Closed ziofil closed 6 years ago

ziofil commented 6 years ago

Why (1-mu1)? It should be like eq. (2) but with the mu factor, no?

https://github.com/wassname/rl-portfolio-management/blob/60b9ef789140a15c476e7e8d246fbf31c6d416b3/rl_portfolio_management/environments/portfolio.py#L154

wassname commented 6 years ago

Equation 2 is ignoring transaction cost, but we don't want to do that. This is equation 11 and 12 merged. (1-mu) is (1-transaction_cost) so it's the fraction of remain portfolio value after transaction costs are subtracted.
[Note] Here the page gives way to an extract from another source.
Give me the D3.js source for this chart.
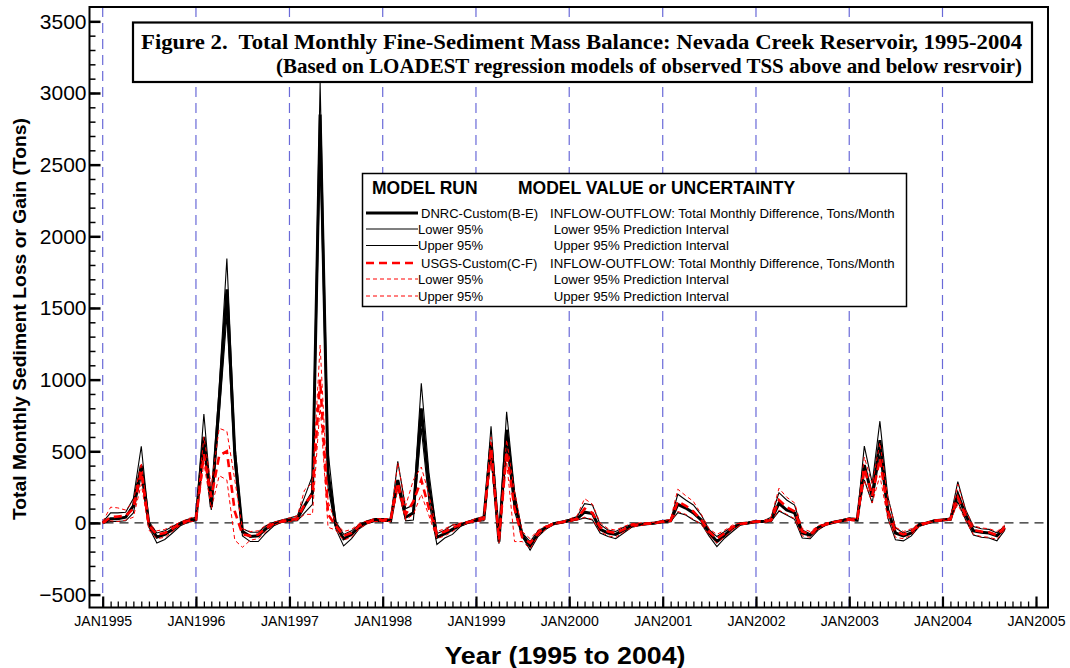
<!DOCTYPE html>
<html><head><meta charset="utf-8">
<script src="https://cdn.jsdelivr.net/npm/d3@7"></script>
<style>html,body{margin:0;padding:0;background:#fff;}svg{display:block;} text{white-space:pre;}</style>
</head><body>
<svg id="chart" width="1070" height="668"></svg>
<script>
// ---- DATA (monthly, starting JAN 1995) ----
const startYear = 1995;
const dnrc = [0,30,30,40,120,400,-10,-100,-80,-45,-5,15, 25,600,110,850,1630,480,-60,-95,-90,-40,-5,10, 20,30,120,210,2850,350,-15,-110,-80,-25,5,20, 20,15,300,40,70,800,250,-100,-75,-45,-15,5, 20,30,560,-130,650,150,-85,-160,-75,-35,-5,5, 15,30,75,65,-45,-70,-80,-50,-20,-10,-5,0, 10,15,130,104,70,20,-65,-130,-85,-35,-5,0, 10,10,20,137,90,70,-70,-85,-35,-10,5,15, 25,20,404,183,578,90,-70,-90,-70,-15,0,15, 20,25,200,55,-55,-65,-70,-90,-35];
const dnrcUpper = [5,70,70,75,170,535,10,-70,-55,-25,5,25, 40,760,160,950,1845,560,-40,-65,-65,-20,5,20, 35,50,180,330,3070,500,10,-80,-55,-10,15,30, 30,25,430,100,125,975,350,-75,-50,-15,-5,10, 30,45,675,-90,775,220,-70,-130,-55,-25,0,10, 25,45,135,125,-10,-50,-60,-30,-10,-5,0,5, 15,20,200,160,125,55,-45,-95,-60,-25,0,5, 15,15,40,211,160,125,-50,-75,-25,-5,10,20, 35,30,536,278,710,183,-35,-70,-50,-5,5,20, 25,35,288,90,-25,-40,-45,-70,-20];
const dnrcLower = [0,10,10,15,70,330,-30,-140,-115,-70,-20,5, 15,510,90,750,1450,400,-90,-130,-130,-70,-20,5, 10,15,70,130,2600,250,-40,-160,-110,-40,-5,10, 10,10,250,15,20,660,150,-150,-105,-80,-25,0, 10,15,460,-145,545,80,-95,-190,-95,-45,-10,0, 10,20,35,20,-70,-95,-110,-70,-30,-20,-10,-5, 5,10,72,55,20,-5,-90,-165,-105,-60,-15,-5, 5,5,10,83,55,25,-105,-110,-50,-15,0,10, 20,15,300,139,474,35,-118,-125,-90,-25,-5,10, 15,20,148,20,-85,-100,-105,-125,-50];
const usgs = [0,40,45,50,100,360,-20,-80,-70,-40,-5,15, 25,480,180,470,500,80,-80,-90,-80,-35,-5,10, 20,30,130,200,1000,60,-20,-90,-70,-20,5,20, 20,20,280,60,150,300,100,-80,-60,-35,-10,5, 20,30,520,-120,500,100,-100,-140,-70,-30,-5,5, 15,30,100,70,-30,-60,-70,-45,-15,-10,-5,0, 10,15,150,120,80,20,-60,-110,-70,-30,-5,0, 10,10,20,160,110,80,-60,-80,-30,-10,5,15, 25,20,380,190,450,80,-60,-80,-60,-15,0,15, 20,25,180,50,-50,-60,-65,-85,-30];
const usgsUpper = [10,110,105,90,150,420,0,-55,-45,-20,5,30, 45,600,260,660,640,300,-40,-60,-55,-15,5,20, 35,50,230,280,1240,150,0,-60,-45,-5,15,30, 30,30,420,120,300,390,200,-60,-40,-15,0,10, 30,45,600,-80,580,220,-60,-110,-50,-20,0,10, 25,50,170,130,0,-40,-50,-25,-5,0,0,5, 15,25,235,190,150,60,-40,-80,-50,-15,0,5, 15,15,40,242,180,140,-40,-60,-20,0,10,20, 35,30,460,270,560,180,-30,-60,-40,-5,5,20, 25,35,270,85,-20,-35,-40,-60,-15];
const usgsLower = [0,15,10,20,40,270,-50,-110,-100,-60,-15,5, 15,420,100,330,300,-120,-170,-120,-110,-60,-15,5, 10,20,60,60,820,-30,-50,-120,-100,-40,-5,10, 10,10,230,20,60,200,50,-110,-90,-60,-20,0, 10,15,450,-140,430,-130,-130,-180,-90,-45,-10,0, 10,20,40,25,-60,-90,-100,-65,-30,-20,-10,-5, 5,10,80,60,25,-10,-85,-140,-95,-50,-15,-5, 5,5,10,90,60,30,-90,-100,-45,-15,0,10, 15,15,300,140,330,30,-100,-110,-85,-25,-5,10, 15,20,130,15,-80,-95,-100,-115,-45];
const yTickValues = [-500,0,500,1000,1500,2000,2500,3000,3500];
const xTickYears = [1995,1996,1997,1998,1999,2000,2001,2002,2003,2004,2005];
const gridYears = [1995,1996,1997,1998,1999,2000,2001,2002,2003,2004];
const titleLine1 = "Figure 2.  Total Monthly Fine-Sediment Mass Balance: Nevada Creek Reservoir, 1995-2004";
const titleLine2 = "(Based on LOADEST regression models of observed TSS above and below resrvoir)";
const legendRows = [
  {run:"DNRC-Custom(B-E)", desc:"INFLOW-OUTFLOW: Total Monthly Difference, Tons/Month", color:"#000", w:3, dash:null},
  {run:"Lower 95%", desc:" Lower 95% Prediction Interval", color:"#000", w:1.1, dash:null},
  {run:"Upper 95%", desc:" Upper 95% Prediction Interval", color:"#000", w:1.1, dash:null},
  {run:"USGS-Custom(C-F)", desc:"INFLOW-OUTFLOW: Total Monthly Difference, Tons/Month", color:"#ff0000", w:2.6, dash:"8,5"},
  {run:"Lower 95%", desc:" Lower 95% Prediction Interval", color:"#ff0000", w:1, dash:"4,3"},
  {run:"Upper 95%", desc:" Upper 95% Prediction Interval", color:"#ff0000", w:1, dash:"4,3"}
];

// ---- LAYOUT ----
const svg = d3.select("#chart");
const L = 89.5, R = 1048, T = 7, B = 607.5;
const x = d3.scaleTime().domain([new Date(1995,0,1), new Date(2005,0,1)]).range([102.7, 1036]);
const y = d3.scaleLinear().domain([-590, 3600]).range([B, T]);
const dateOf = i => new Date(startYear, i, 1);
const SANS = "Liberation Sans, Arial, sans-serif";

// blue vertical dashed gridlines
svg.append("g").selectAll("line").data(gridYears).join("line")
  .attr("x1", d => x(new Date(d,0,1))).attr("x2", d => x(new Date(d,0,1)))
  .attr("y1", T).attr("y2", B)
  .attr("stroke", "#6a6ad8").attr("stroke-width", 1.2).attr("stroke-dasharray", "10,6");

// zero line
svg.append("line").attr("x1", L).attr("x2", R).attr("y1", y(0)).attr("y2", y(0))
  .attr("stroke", "#222").attr("stroke-width", 1.3).attr("stroke-dasharray", "9,6");

// series
const line = d3.line().x((d,i) => x(dateOf(i))).y(d => y(d));
const series = [
  {data: dnrcLower, color:"#000", w:1.1, dash:null},
  {data: dnrcUpper, color:"#000", w:1.1, dash:null},
  {data: dnrc, color:"#000", w:3, dash:null},
  {data: usgsLower, color:"#ff0000", w:1, dash:"4,3"},
  {data: usgsUpper, color:"#ff0000", w:1, dash:"4,3"},
  {data: usgs, color:"#ff0000", w:2.6, dash:"8,5"}
];
svg.append("g").selectAll("path").data(series).join("path")
  .attr("d", d => line(d.data)).attr("fill", "none")
  .attr("stroke", d => d.color).attr("stroke-width", d => d.w)
  .attr("stroke-dasharray", d => d.dash).attr("stroke-linejoin", "miter");

// axes
const yMinor = d3.range(-500, 3600, 100);
svg.append("g").attr("transform", `translate(${L},0)`)
  .call(d3.axisLeft(y).tickValues(yMinor).tickSize(-6).tickFormat(""))
  .call(g => g.select(".domain").remove())
  .selectAll("line").attr("stroke", "#000").attr("stroke-width", 1.5);
const yAx = svg.append("g").attr("transform", `translate(${L},0)`)
  .call(d3.axisLeft(y).tickValues(yTickValues).tickSizeInner(-11).tickSizeOuter(0).tickPadding(3).tickFormat(d3.format("d")));
yAx.select(".domain").remove();
yAx.selectAll("line").attr("stroke", "#000").attr("stroke-width", 2.5);
yAx.selectAll("text").attr("font-family", SANS).attr("font-size", 21).attr("fill", "#000");

const months = d3.timeMonth.range(new Date(1995,0,1), new Date(2005,0,2));
svg.append("g").attr("transform", `translate(0,${B})`)
  .call(d3.axisBottom(x).tickValues(months).tickSize(-6).tickFormat(""))
  .call(g => g.select(".domain").remove())
  .selectAll("line").attr("stroke", "#000").attr("stroke-width", 1.3);
const xAx = svg.append("g").attr("transform", `translate(0,${B})`)
  .call(d3.axisBottom(x).tickValues(xTickYears.map(yr => new Date(yr,0,1))).tickSizeInner(-11).tickSizeOuter(0).tickPadding(9)
    .tickFormat(d => "JAN" + d.getFullYear()));
xAx.select(".domain").remove();
xAx.selectAll("line").attr("stroke", "#000").attr("stroke-width", 2.2);
xAx.selectAll("text").attr("font-family", SANS).attr("font-size", 14)
  .attr("textLength", 58).attr("lengthAdjust", "spacingAndGlyphs").attr("fill", "#000");

// frame
svg.append("rect").attr("x", L).attr("y", T).attr("width", R - L).attr("height", B - T)
  .attr("fill", "none").attr("stroke", "#000").attr("stroke-width", 2);

// title box
svg.append("rect").attr("x", 133).attr("y", 22.5).attr("width", 899).attr("height", 59.5)
  .attr("fill", "#fff").attr("stroke", "#000").attr("stroke-width", 2.2);
svg.append("text").attr("x", 141).attr("y", 49).text(titleLine1)
  .attr("font-family", "Liberation Serif, Times New Roman, serif").attr("font-weight", "bold").attr("font-size", 21)
  .attr("textLength", 881).attr("lengthAdjust", "spacingAndGlyphs");
svg.append("text").attr("x", 1022).attr("y", 73).attr("text-anchor", "end").text(titleLine2)
  .attr("font-family", "Liberation Serif, Times New Roman, serif").attr("font-weight", "bold").attr("font-size", 21)
  .attr("textLength", 746).attr("lengthAdjust", "spacingAndGlyphs");

// legend
const lg = svg.append("g");
lg.append("rect").attr("x", 362.5).attr("y", 173.5).attr("width", 544).attr("height", 133)
  .attr("fill", "#fff").attr("stroke", "#000").attr("stroke-width", 1.5);
lg.append("text").attr("x", 372).attr("y", 193.5).text("MODEL RUN")
  .attr("font-family", SANS).attr("font-weight", "bold").attr("font-size", 17.5);
lg.append("text").attr("x", 518).attr("y", 193.5).text("MODEL VALUE or UNCERTAINTY")
  .attr("font-family", SANS).attr("font-weight", "bold").attr("font-size", 17.5);
const rowY = [213, 229, 245.5, 263, 279, 296];
legendRows.forEach((r, i) => {
  lg.append("line").attr("x1", 366).attr("x2", 418).attr("y1", rowY[i]).attr("y2", rowY[i])
    .attr("stroke", r.color).attr("stroke-width", r.w).attr("stroke-dasharray", r.dash);
  lg.append("text").attr("x", i === 0 || i === 3 ? 421 : 418).attr("y", rowY[i] + 4.5).text(r.run)
    .attr("font-family", SANS).attr("font-size", 13);
  lg.append("text").attr("x", 550).attr("y", rowY[i] + 4.5).text(r.desc)
    .attr("font-family", SANS).attr("font-size", 13.2);
});

// axis titles
svg.append("text").attr("transform", "translate(26,319) rotate(-90)").attr("text-anchor", "middle")
  .text("Total Monthly Sediment Loss or Gain (Tons)")
  .attr("font-family", SANS).attr("font-weight", "bold").attr("font-size", 19)
  .attr("textLength", 402).attr("lengthAdjust", "spacingAndGlyphs");
svg.append("text").attr("x", 565).attr("y", 664).attr("text-anchor", "middle")
  .text("Year (1995 to 2004)")
  .attr("font-family", SANS).attr("font-weight", "bold").attr("font-size", 24)
  .attr("textLength", 241).attr("lengthAdjust", "spacingAndGlyphs");
</script>
</body></html>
Does that make sense?

ziofil commented 6 years ago

It's possible that we are calling different things with the same name, hence the confusion. I'm saying that I think the equation should be p1 = p0 * mu1 * np.dot(y1, w0), which is like eq. (2) but with mu1 (essentially, the argument of the logarithm in eq. (10)).

mu is the transaction remainder factor and has a value of about 0.97 ~ 0.99, depending on how much you buy/sell, when you write (1-mu1) you are left with 0.03 ~ 0.01. Perhaps that could explain the very low return that you have been observing.

wassname commented 6 years ago

Looks like I called $c_1$ from the paper (eq12) mu1, hence the confusion. But it does have a value of ~0.0003, making things work out (just checked). I just changed the variable name to c1 to be clearer.

Thanks for taking a look.

ziofil commented 6 years ago

Ah ok! All good 😄